Omit any picture, and return the remaining data exactly as written.

[Entries with chart source code]
◇ ◇ ◇

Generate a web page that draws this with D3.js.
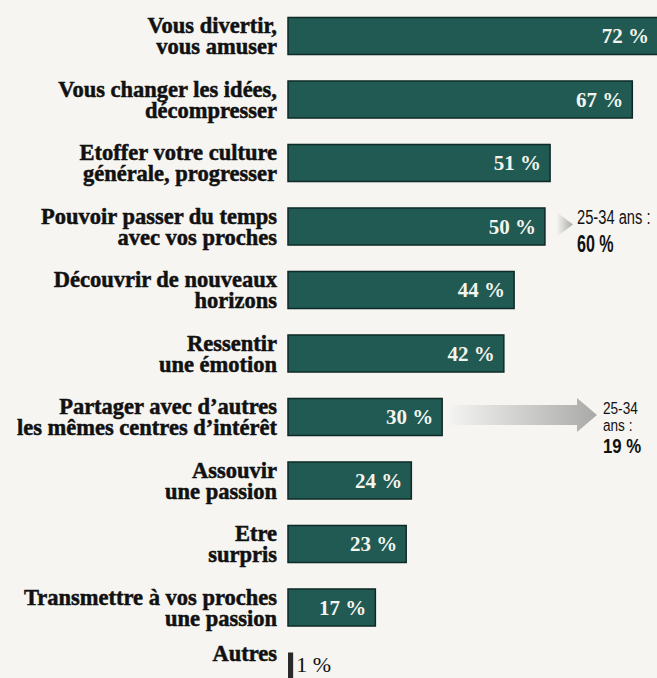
<!DOCTYPE html>
<html>
<head>
<meta charset="utf-8">
<script src="https://cdn.jsdelivr.net/npm/d3@7"></script>
<style>
  html, body { margin: 0; padding: 0; background: #f6f5f1; }
  svg { display: block; }
</style>
</head>
<body>
<div id="chart"></div>
<script>
// données
var categories = [
  "Vous divertir,\nvous amuser",
  "Vous changer les idées,\ndécompresser",
  "Etoffer votre culture\ngénérale, progresser",
  "Pouvoir passer du temps\navec vos proches",
  "Découvrir de nouveaux\nhorizons",
  "Ressentir\nune émotion",
  "Partager avec d’autres\nles mêmes centres d’intérêt",
  "Assouvir\nune passion",
  "Etre\nsurpris",
  "Transmettre à vos proches\nune passion",
  "Autres"
];
var values = [72, 67, 51, 50, 44, 42, 30, 24, 23, 17, 1];
var valueLabels = ["72 %", "67 %", "51 %", "50 %", "44 %", "42 %", "30 %", "24 %", "23 %", "17 %", "1 %"];

// encadrés 25-34 ans
var noteRows = [3, 6];
var noteLines = [["25-34 ans :"], ["25-34", "ans :"]];
var noteValues = ["60 %", "19 %"];

var width = 657, height = 678;

var svg = d3.select("#chart").append("svg")
  .attr("width", width)
  .attr("height", height);

var x = d3.scaleLinear()
  .domain([0, 72])
  .range([288, 658]);

var y = d3.scaleBand()
  .domain(categories)
  .range([4.25, 4.25 + 63.5 * categories.length])
  .paddingInner(0.417)
  .paddingOuter(0.2085);

var defs = svg.append("defs");
var grad = defs.append("linearGradient")
  .attr("id", "arrowGrad")
  .attr("x1", "0%").attr("x2", "100%");
grad.append("stop").attr("offset", "0%").attr("stop-color", "#f3f3f1");
grad.append("stop").attr("offset", "100%").attr("stop-color", "#a9a9a7");

// flèches grises vers les encadrés
var last = categories.length - 1;
noteRows.forEach(function(r, k) {
  var cy = y(categories[r]) + y.bandwidth() / 2 - 2;
  var x0 = x(values[r]) + 8;
  var tip = k == 0 ? 573 : 597;
  var head = k == 0 ? 16 : 20;
  var half = k == 0 ? 11 : 10;
  var path = d3.path();
  if (k == 0) {
    path.moveTo(tip - head, cy - 12);
    path.lineTo(tip, cy);
    path.lineTo(tip - head, cy + 12);
    path.closePath();
  } else {
    path.moveTo(x0, cy - half);
    path.lineTo(tip - head, cy - half);
    path.lineTo(tip - head, cy - 17);
    path.lineTo(tip, cy);
    path.lineTo(tip - head, cy + 17);
    path.lineTo(tip - head, cy + half);
    path.lineTo(x0, cy + half);
    path.closePath();
  }
  svg.append("path")
    .attr("d", path.toString())
    .attr("fill", "url(#arrowGrad)");
});

// barres
svg.append("g").selectAll("rect")
  .data(categories)
  .join("rect")
  .attr("x", x(0))
  .attr("y", d => y(d))
  .attr("width", (d, i) => x(values[i]) - x(0))
  .attr("height", y.bandwidth())
  .attr("fill", (d, i) => i == last ? "#2a2a2a" : "#215a53")
  .attr("stroke", (d, i) => i == last ? "none" : "#0e2a27")
  .attr("stroke-width", 1.5);

// libellés à gauche
var labels = svg.append("g")
  .attr("font-family", "'Liberation Serif', 'Times New Roman', serif")
  .attr("font-weight", "bold")
  .attr("font-size", 22.5)
  .attr("fill", "#111")
  .attr("stroke", "#111")
  .attr("stroke-width", 0.5)
  .attr("text-anchor", "end");

categories.forEach(function(c, i) {
  var lines = c.split("\n");
  var cy = y(c) + y.bandwidth() / 2;
  var t = labels.append("text");
  lines.forEach(function(line, j) {
    t.append("tspan")
      .attr("x", 277)
      .attr("y", lines.length == 1 ? cy - 10 : cy - 3 + j * 21)
      .text(line);
  });
});

// valeurs
svg.append("g").selectAll("text")
  .data(categories)
  .join("text")
  .attr("font-family", "'Liberation Serif', 'Times New Roman', serif")
  .attr("font-weight", (d, i) => i == last ? "normal" : "bold")
  .attr("font-size", (d, i) => i == last ? 22 : 21)
  .attr("fill", (d, i) => i == last ? "#111" : "#f4f4ee")
  .attr("text-anchor", (d, i) => i == last ? "start" : "end")
  .attr("x", (d, i) => i == last ? x(values[i]) + 3 : x(values[i]) - 9)
  .attr("y", (d, i) => y(d) + y.bandwidth() / 2 + (i == last ? 1 : 7))
  .text((d, i) => valueLabels[i]);

// encadrés 25-34 ans (police étroite simulée par un scale horizontal)
noteRows.forEach(function(r, k) {
  var cy = y(categories[r]) + y.bandwidth() / 2;
  var nx = k == 0 ? 577 : 603;
  var sx = k == 0 ? 0.7 : 0.8;
  var lh = k == 0 ? 0 : 17;
  var y0 = k == 0 ? cy - 2 : cy - 3;
  var g = svg.append("g")
    .attr("transform", `translate(${nx},0) scale(${sx},1)`)
    .attr("font-family", "'Liberation Sans', Arial, sans-serif")
    .attr("fill", "#111");
  noteLines[k].forEach(function(line, j) {
    g.append("text")
      .attr("x", 0)
      .attr("y", y0 + j * lh)
      .attr("font-size", k == 0 ? 21 : 17)
      .text(line);
  });
  g.append("text")
    .attr("x", 0)
    .attr("y", k == 0 ? cy + 26 : cy + 36)
    .attr("font-size", k == 0 ? 23 : 21)
    .attr("font-weight", "bold")
    .text(noteValues[k]);
});
</script>
</body>
</html>
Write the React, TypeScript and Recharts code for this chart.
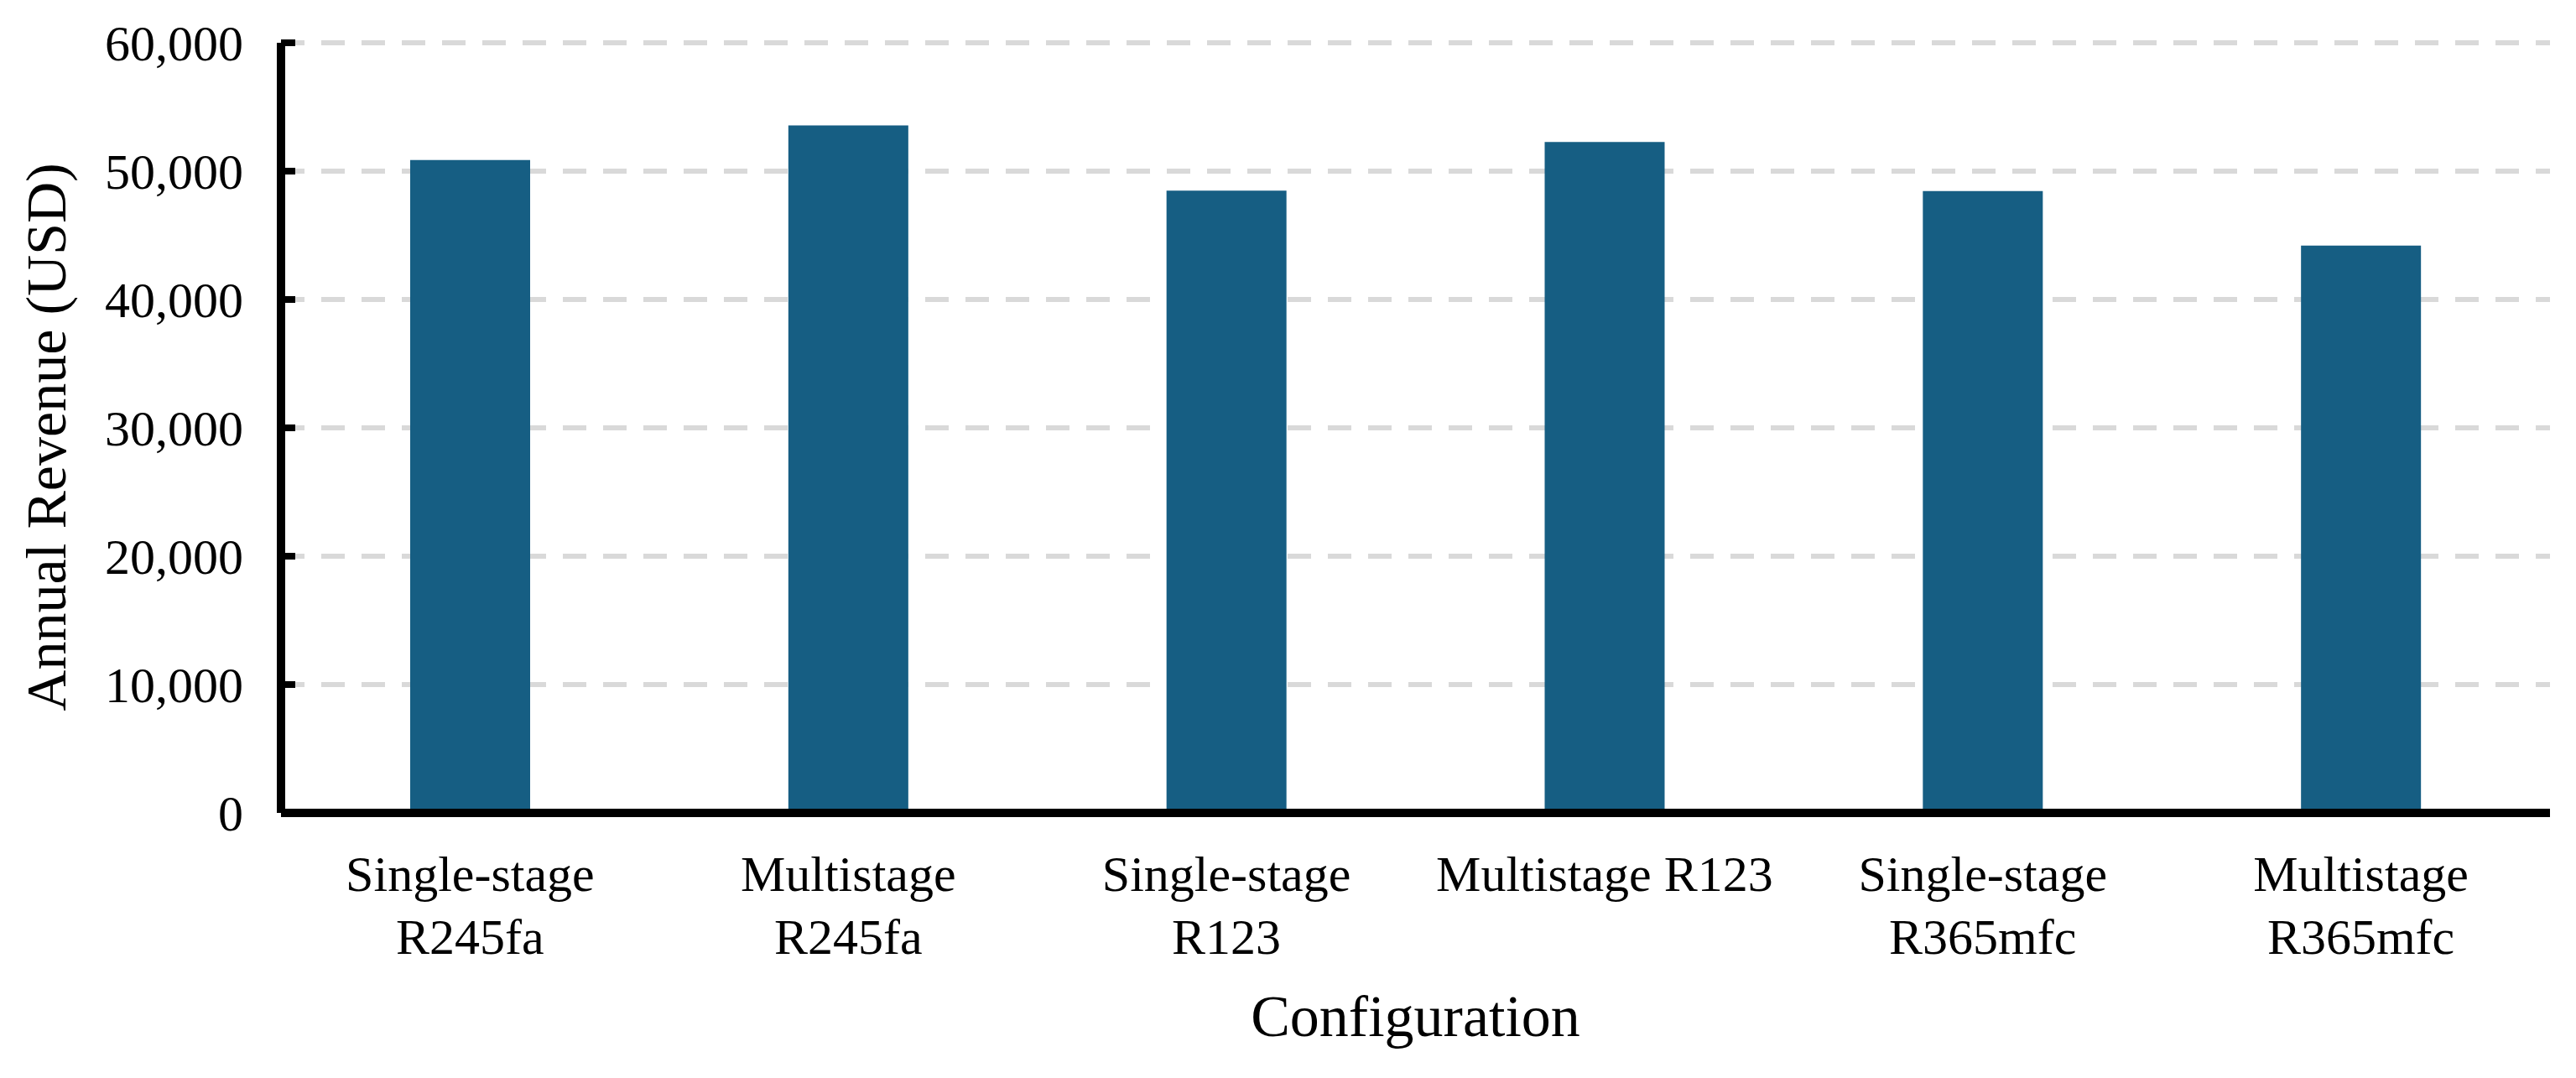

◇ ◇ ◇

Written answer |
Generate a web page that draws this with D3.js.
<!DOCTYPE html>
<html>
<head>
<meta charset="utf-8">
<script src="https://cdn.jsdelivr.net/npm/d3@7"></script>
<style>
  html, body { margin: 0; padding: 0; background: #f6f5f1; }
  svg { display: block; }
</style>
</head>
<body>
<div id="chart"></div>
<script>
// données
var categories = [
  "Vous divertir,\nvous amuser",
  "Vous changer les idées,\ndécompresser",
  "Etoffer votre culture\ngénérale, progresser",
  "Pouvoir passer du temps\navec vos proches",
  "Découvrir de nouveaux\nhorizons",
  "Ressentir\nune émotion",
  "Partager avec d’autres\nles mêmes centres d’intérêt",
  "Assouvir\nune passion",
  "Etre\nsurpris",
  "Transmettre à vos proches\nune passion",
  "Autres"
];
var values = [72, 67, 51, 50, 44, 42, 30, 24, 23, 17, 1];
var valueLabels = ["72 %", "67 %", "51 %", "50 %", "44 %", "42 %", "30 %", "24 %", "23 %", "17 %", "1 %"];

// encadrés 25-34 ans
var noteRows = [3, 6];
var noteLines = [["25-34 ans :"], ["25-34", "ans :"]];
var noteValues = ["60 %", "19 %"];

var width = 657, height = 678;

var svg = d3.select("#chart").append("svg")
  .attr("width", width)
  .attr("height", height);

var x = d3.scaleLinear()
  .domain([0, 72])
  .range([288, 658]);

var y = d3.scaleBand()
  .domain(categories)
  .range([4.25, 4.25 + 63.5 * categories.length])
  .paddingInner(0.417)
  .paddingOuter(0.2085);

var defs = svg.append("defs");
var grad = defs.append("linearGradient")
  .attr("id", "arrowGrad")
  .attr("x1", "0%").attr("x2", "100%");
grad.append("stop").attr("offset", "0%").attr("stop-color", "#f3f3f1");
grad.append("stop").attr("offset", "100%").attr("stop-color", "#a9a9a7");

// flèches grises vers les encadrés
var last = categories.length - 1;
noteRows.forEach(function(r, k) {
  var cy = y(categories[r]) + y.bandwidth() / 2 - 2;
  var x0 = x(values[r]) + 8;
  var tip = k == 0 ? 573 : 597;
  var head = k == 0 ? 16 : 20;
  var half = k == 0 ? 11 : 10;
  var path = d3.path();
  if (k == 0) {
    path.moveTo(tip - head, cy - 12);
    path.lineTo(tip, cy);
    path.lineTo(tip - head, cy + 12);
    path.closePath();
  } else {
    path.moveTo(x0, cy - half);
    path.lineTo(tip - head, cy - half);
    path.lineTo(tip - head, cy - 17);
    path.lineTo(tip, cy);
    path.lineTo(tip - head, cy + 17);
    path.lineTo(tip - head, cy + half);
    path.lineTo(x0, cy + half);
    path.closePath();
  }
  svg.append("path")
    .attr("d", path.toString())
    .attr("fill", "url(#arrowGrad)");
});

// barres
svg.append("g").selectAll("rect")
  .data(categories)
  .join("rect")
  .attr("x", x(0))
  .attr("y", d => y(d))
  .attr("width", (d, i) => x(values[i]) - x(0))
  .attr("height", y.bandwidth())
  .attr("fill", (d, i) => i == last ? "#2a2a2a" : "#215a53")
  .attr("stroke", (d, i) => i == last ? "none" : "#0e2a27")
  .attr("stroke-width", 1.5);

// libellés à gauche
var labels = svg.append("g")
  .attr("font-family", "'Liberation Serif', 'Times New Roman', serif")
  .attr("font-weight", "bold")
  .attr("font-size", 22.5)
  .attr("fill", "#111")
  .attr("stroke", "#111")
  .attr("stroke-width", 0.5)
  .attr("text-anchor", "end");

categories.forEach(function(c, i) {
  var lines = c.split("\n");
  var cy = y(c) + y.bandwidth() / 2;
  var t = labels.append("text");
  lines.forEach(function(line, j) {
    t.append("tspan")
      .attr("x", 277)
      .attr("y", lines.length == 1 ? cy - 10 : cy - 3 + j * 21)
      .text(line);
  });
});

// valeurs
svg.append("g").selectAll("text")
  .data(categories)
  .join("text")
  .attr("font-family", "'Liberation Serif', 'Times New Roman', serif")
  .attr("font-weight", (d, i) => i == last ? "normal" : "bold")
  .attr("font-size", (d, i) => i == last ? 22 : 21)
  .attr("fill", (d, i) => i == last ? "#111" : "#f4f4ee")
  .attr("text-anchor", (d, i) => i == last ? "start" : "end")
  .attr("x", (d, i) => i == last ? x(values[i]) + 3 : x(values[i]) - 9)
  .attr("y", (d, i) => y(d) + y.bandwidth() / 2 + (i == last ? 1 : 7))
  .text((d, i) => valueLabels[i]);

// encadrés 25-34 ans (police étroite simulée par un scale horizontal)
noteRows.forEach(function(r, k) {
  var cy = y(categories[r]) + y.bandwidth() / 2;
  var nx = k == 0 ? 577 : 603;
  var sx = k == 0 ? 0.7 : 0.8;
  var lh = k == 0 ? 0 : 17;
  var y0 = k == 0 ? cy - 2 : cy - 3;
  var g = svg.append("g")
    .attr("transform", `translate(${nx},0) scale(${sx},1)`)
    .attr("font-family", "'Liberation Sans', Arial, sans-serif")
    .attr("fill", "#111");
  noteLines[k].forEach(function(line, j) {
    g.append("text")
      .attr("x", 0)
      .attr("y", y0 + j * lh)
      .attr("font-size", k == 0 ? 21 : 17)
      .text(line);
  });
  g.append("text")
    .attr("x", 0)
    .attr("y", k == 0 ? cy + 26 : cy + 36)
    .attr("font-size", k == 0 ? 23 : 21)
    .attr("font-weight", "bold")
    .text(noteValues[k]);
});
</script>
</body>
</html>
Write the React, TypeScript and Recharts code for this chart.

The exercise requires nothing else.